* Begin *

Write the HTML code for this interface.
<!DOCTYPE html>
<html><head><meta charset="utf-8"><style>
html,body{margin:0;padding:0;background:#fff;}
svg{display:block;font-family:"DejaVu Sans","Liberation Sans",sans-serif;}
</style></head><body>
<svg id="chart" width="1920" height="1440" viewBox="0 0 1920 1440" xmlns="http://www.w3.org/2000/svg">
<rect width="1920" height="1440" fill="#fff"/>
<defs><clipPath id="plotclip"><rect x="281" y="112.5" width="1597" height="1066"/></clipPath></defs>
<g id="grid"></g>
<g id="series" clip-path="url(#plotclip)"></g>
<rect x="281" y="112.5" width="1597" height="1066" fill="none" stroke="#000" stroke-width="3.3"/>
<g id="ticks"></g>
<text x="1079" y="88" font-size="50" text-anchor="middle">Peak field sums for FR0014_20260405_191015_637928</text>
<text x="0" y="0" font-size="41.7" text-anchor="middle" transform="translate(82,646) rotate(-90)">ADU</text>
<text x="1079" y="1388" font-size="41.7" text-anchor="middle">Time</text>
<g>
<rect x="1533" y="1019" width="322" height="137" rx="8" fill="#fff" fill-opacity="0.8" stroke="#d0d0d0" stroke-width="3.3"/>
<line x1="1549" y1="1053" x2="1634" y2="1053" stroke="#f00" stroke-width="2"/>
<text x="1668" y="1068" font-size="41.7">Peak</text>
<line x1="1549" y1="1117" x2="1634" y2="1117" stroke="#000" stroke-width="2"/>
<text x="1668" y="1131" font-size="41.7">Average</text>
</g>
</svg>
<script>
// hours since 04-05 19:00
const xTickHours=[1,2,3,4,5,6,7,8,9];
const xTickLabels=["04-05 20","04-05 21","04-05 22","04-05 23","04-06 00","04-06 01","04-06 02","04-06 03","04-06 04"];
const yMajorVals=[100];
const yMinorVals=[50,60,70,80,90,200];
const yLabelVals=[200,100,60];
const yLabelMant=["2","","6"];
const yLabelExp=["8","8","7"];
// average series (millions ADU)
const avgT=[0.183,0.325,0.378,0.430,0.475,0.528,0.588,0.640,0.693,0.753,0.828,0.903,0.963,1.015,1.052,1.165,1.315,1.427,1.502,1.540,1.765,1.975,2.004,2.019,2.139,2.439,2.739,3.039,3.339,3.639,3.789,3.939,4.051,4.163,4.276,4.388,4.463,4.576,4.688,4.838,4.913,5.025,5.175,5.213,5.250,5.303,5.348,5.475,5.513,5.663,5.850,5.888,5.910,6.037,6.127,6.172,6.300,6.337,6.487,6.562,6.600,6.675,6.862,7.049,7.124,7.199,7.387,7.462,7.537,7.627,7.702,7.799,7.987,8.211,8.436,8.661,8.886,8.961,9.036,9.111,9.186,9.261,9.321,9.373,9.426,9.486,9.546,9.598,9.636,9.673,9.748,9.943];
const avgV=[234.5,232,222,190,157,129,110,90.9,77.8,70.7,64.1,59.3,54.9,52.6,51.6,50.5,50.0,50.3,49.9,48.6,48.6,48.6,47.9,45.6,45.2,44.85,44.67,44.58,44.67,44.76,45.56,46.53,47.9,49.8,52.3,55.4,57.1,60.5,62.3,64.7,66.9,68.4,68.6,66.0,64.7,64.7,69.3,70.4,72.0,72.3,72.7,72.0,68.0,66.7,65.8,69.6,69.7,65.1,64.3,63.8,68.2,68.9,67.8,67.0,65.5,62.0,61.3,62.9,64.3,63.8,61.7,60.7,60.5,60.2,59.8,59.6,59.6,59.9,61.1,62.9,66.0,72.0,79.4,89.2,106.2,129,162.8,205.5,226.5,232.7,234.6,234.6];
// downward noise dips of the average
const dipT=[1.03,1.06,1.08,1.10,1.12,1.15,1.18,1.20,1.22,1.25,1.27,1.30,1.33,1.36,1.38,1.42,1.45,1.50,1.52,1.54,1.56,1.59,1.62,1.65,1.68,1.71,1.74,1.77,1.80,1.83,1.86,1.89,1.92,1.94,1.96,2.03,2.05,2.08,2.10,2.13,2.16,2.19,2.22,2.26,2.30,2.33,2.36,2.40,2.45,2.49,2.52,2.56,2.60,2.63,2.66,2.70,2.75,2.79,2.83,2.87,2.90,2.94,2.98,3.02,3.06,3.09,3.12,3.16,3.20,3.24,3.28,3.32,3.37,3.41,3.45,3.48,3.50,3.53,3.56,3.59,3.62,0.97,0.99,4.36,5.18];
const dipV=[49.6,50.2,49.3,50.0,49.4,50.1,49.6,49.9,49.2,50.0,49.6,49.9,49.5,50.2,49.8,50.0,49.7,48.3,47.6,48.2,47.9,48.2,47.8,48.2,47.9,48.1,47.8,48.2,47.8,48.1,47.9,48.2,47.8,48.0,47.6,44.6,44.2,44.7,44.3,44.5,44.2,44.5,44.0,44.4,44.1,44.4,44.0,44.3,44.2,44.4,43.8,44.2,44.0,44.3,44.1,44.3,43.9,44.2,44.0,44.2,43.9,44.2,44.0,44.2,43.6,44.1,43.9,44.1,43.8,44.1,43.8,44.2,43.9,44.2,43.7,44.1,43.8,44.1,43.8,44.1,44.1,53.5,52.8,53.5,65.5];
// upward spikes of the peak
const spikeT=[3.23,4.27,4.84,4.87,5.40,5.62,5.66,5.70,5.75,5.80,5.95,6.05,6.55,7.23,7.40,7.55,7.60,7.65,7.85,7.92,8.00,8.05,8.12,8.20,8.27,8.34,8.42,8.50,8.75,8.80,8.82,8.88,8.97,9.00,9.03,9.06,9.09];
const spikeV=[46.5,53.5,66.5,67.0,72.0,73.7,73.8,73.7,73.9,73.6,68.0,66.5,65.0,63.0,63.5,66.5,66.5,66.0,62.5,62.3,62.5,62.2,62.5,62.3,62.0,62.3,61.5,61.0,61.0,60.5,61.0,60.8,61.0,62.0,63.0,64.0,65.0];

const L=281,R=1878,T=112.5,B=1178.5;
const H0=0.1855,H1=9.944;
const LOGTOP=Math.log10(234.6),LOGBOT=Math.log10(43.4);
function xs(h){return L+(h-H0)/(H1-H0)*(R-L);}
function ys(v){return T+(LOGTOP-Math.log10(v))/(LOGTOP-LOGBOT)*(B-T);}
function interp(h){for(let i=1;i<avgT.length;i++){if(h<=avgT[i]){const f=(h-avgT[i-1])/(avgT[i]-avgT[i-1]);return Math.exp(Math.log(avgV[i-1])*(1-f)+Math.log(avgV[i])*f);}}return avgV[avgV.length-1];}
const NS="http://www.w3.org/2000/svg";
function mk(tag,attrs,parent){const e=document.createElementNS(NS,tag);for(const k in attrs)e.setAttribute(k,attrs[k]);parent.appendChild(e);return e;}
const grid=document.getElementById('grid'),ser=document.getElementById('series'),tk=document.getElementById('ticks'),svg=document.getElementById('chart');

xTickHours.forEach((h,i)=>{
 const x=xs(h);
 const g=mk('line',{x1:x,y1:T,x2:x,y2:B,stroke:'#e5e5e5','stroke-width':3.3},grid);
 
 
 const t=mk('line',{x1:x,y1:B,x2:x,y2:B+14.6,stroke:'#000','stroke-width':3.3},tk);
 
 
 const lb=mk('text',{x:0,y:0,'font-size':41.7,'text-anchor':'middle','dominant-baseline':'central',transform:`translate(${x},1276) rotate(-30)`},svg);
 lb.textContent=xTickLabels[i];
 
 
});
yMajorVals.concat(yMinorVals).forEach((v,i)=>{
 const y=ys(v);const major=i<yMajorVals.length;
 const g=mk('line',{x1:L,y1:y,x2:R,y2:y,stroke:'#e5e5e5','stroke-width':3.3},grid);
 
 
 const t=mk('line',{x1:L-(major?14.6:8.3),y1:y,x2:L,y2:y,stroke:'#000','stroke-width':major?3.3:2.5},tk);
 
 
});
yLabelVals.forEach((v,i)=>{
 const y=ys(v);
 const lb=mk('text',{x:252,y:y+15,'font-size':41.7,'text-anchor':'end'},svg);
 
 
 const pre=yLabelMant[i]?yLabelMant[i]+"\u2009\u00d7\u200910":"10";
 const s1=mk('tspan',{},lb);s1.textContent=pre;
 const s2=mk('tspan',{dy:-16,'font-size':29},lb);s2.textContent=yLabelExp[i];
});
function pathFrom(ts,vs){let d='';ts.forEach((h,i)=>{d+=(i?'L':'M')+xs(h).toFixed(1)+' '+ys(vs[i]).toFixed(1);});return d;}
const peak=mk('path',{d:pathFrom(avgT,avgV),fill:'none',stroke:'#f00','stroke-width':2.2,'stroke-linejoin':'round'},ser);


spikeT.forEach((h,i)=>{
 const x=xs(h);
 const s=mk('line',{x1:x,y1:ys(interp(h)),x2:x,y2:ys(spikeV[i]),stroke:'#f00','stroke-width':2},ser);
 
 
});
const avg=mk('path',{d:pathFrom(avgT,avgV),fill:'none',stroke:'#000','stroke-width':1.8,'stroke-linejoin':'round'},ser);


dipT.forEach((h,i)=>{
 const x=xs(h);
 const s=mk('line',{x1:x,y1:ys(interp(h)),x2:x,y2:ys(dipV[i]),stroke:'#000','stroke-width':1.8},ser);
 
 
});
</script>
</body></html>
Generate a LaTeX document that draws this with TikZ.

* End *

Short task:
Pick out each line above that includes "document" and show it.

Correct result:
function mk(tag,attrs,parent){const e=document.createElementNS(NS,tag);for(const k in attrs)e.setAttribute(k,attrs[k]);parent.appendChild(e);return e;}
const grid=document.getElementById('grid'),ser=document.getElementById('series'),tk=document.getElementById('ticks'),svg=document.getElementById('chart');
Generate a LaTeX document that draws this with TikZ.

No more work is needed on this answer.